There is more than symbolism here. Obama’s advisers insist that participation in Obamacare, though slowed by a botched website rollout, will ultimately match the late-breaking arc of Romneycare. And Obama will make the argument that Democrats and Republicans should put politics aside to implement the Affordable Care Act just as they broke party lines on the Massachusetts law.

Obama and his aides have long used Romney’s program in the political arena both as a weapon and a shield. During debate over Obamacare in Congress, and now more recently, it’s been used to show that Obama is open to Republican-backed solutions. On the campaign trail last year, he and his aides used it to bludgeon Romney. David Plouffe, Obama’s former adviser, called Romney “the godfather” of Obamacare on “Meet the Press” in 2012.

But for all the Boston ballyhoo, the two laws simply aren’t the same — a fact acknowledged by some in the White House — and there’s no chance that national Republicans will beat their swords into stethoscopes to help diagnose and solve problems in the implementation of Obamacare. Still, Obama’s needs greater cooperation from Republican governors and state legislatures to make the law work, and his public appeal for bipartisanship could stoke constituents to pressure elected Republicans to get on board…

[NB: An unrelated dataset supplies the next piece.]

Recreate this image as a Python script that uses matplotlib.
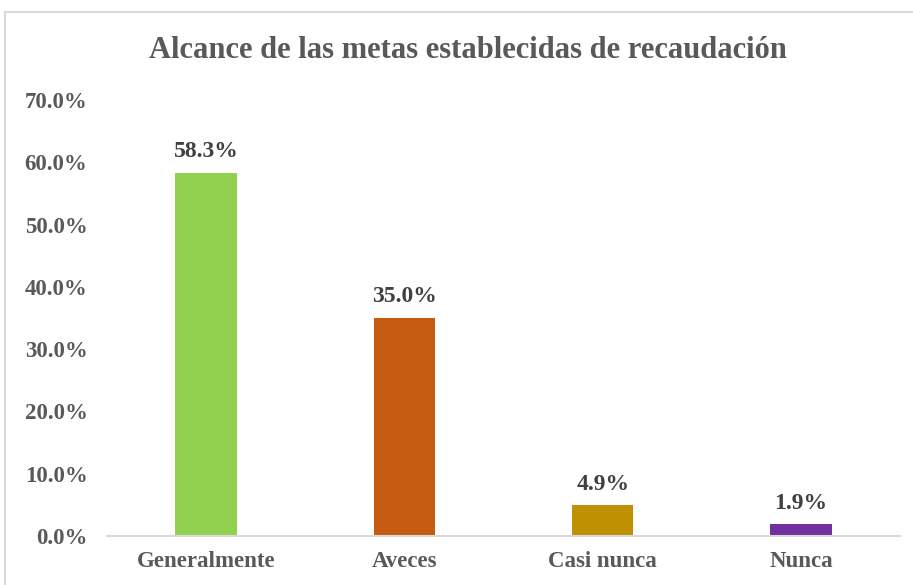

The argument that the two laws are alike is “ridiculous and intellectually dishonest,” said Kevin Madden, a top adviser on Romney’s 2008 and 2012 presidential campaigns. “One’s a state plan that was tailored for a unique healthcare population of about 6.5 million people. Obamacare was a disastrous attempt to rearrange one-sixth of the world’s largest economy, while creating a one-size-fits-all federal standard for what used to be a state-by-state marketplace affecting over 300 million people.”